The Knowledge to Establish When You Join a Project
The cheapest time to understand a project is the moment you arrive
The single highest-leverage moment to invest in understanding a project is when you first join it. Everything is unfamiliar, which means everything you learn now compounds across all the work that follows. And this holds whether you're stepping onto an active team or inheriting a dormant codebase where you happen to be the only person who will ever touch it. The instinct to "just start coding" is exactly the instinct to resist.
Three pillars of foundational knowledge#
When I join something new, I try to establish three things deliberately rather than absorbing them by accident over months.
A project syllabus#
The first pillar is a syllabus: a single place that captures the orienting context of the project. That includes the business context (what this thing is for and why it exists), the people involved and the personas the software serves, the features that make up the product, the operational tasks that keep it running, and the tooling the project depends on. A syllabus turns "I'll figure it out eventually" into "here's where the map lives." It's the document I wish existed every time one didn't.
Well-documented source repositories#
The second pillar is strong READMEs in the source repositories. A README earns its keep when it answers the questions a newcomer actually has:
- Purpose — what is this repo and what does it do?
- Tech stack — what is it built with?
- Local setup — how do I get it running on my machine?
- Testing — how do I run the tests and trust them?
- Deployment — how does this get to production?
If a repo can answer those five questions clearly, a new engineer can become productive in it on day one instead of day ten.

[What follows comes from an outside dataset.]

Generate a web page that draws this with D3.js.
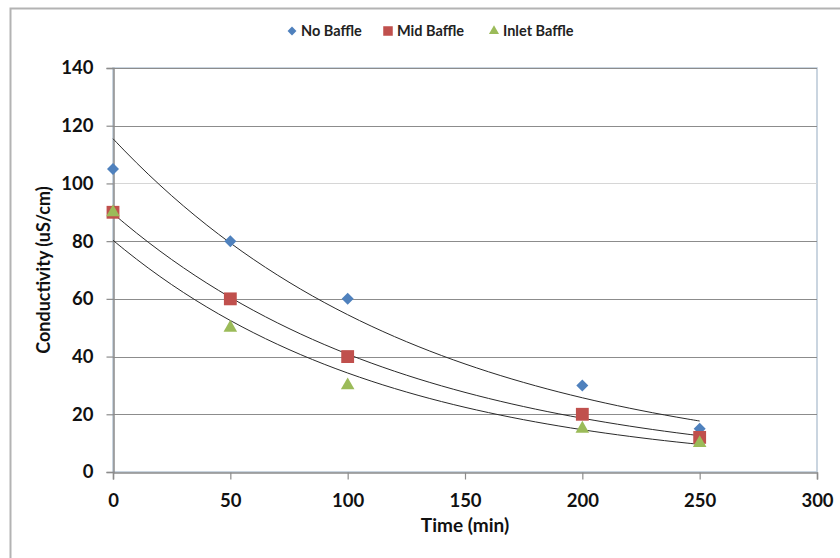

If it can't, every joiner pays the same discovery tax over and over.
The right mindset#
The third pillar is the one people skip, and it's the one that ties the other two together. Set up not just yourself but every future joiner for success. When you write the syllabus and the READMEs, you're not only solving your own confusion today; you're writing them for the next person who arrives after you've moved on. This is the same empathy I bring to code, the idea that the future engineer is often a future version of you. Documentation written only for present-you tends to be thin, because present-you already knows the missing context. Documentation written for a stranger is the documentation that actually helps.
It applies to every project, not just the big ones#
A common mistake is treating this as ceremony reserved for large, important projects. Small projects benefit just as much, arguably more, because small projects are exactly the ones where nobody bothers to write anything down and the context evaporates the instant the original author looks away. A two-week tool with a clear README and a paragraph of business context can be picked up again a year later in an afternoon. The same tool with nothing written down is an archaeology project.
The compounding payoff#
Establishing these three pillars early feels like overhead in the moment, when you're itching to ship. But the return shows up every single time someone, including future-you, has to understand the project again. Front-loading this knowledge at the cheapest possible moment, the moment you join, is one of the highest-return habits I know in software. Build the syllabus, document the repos, and write all of it for the person who comes next.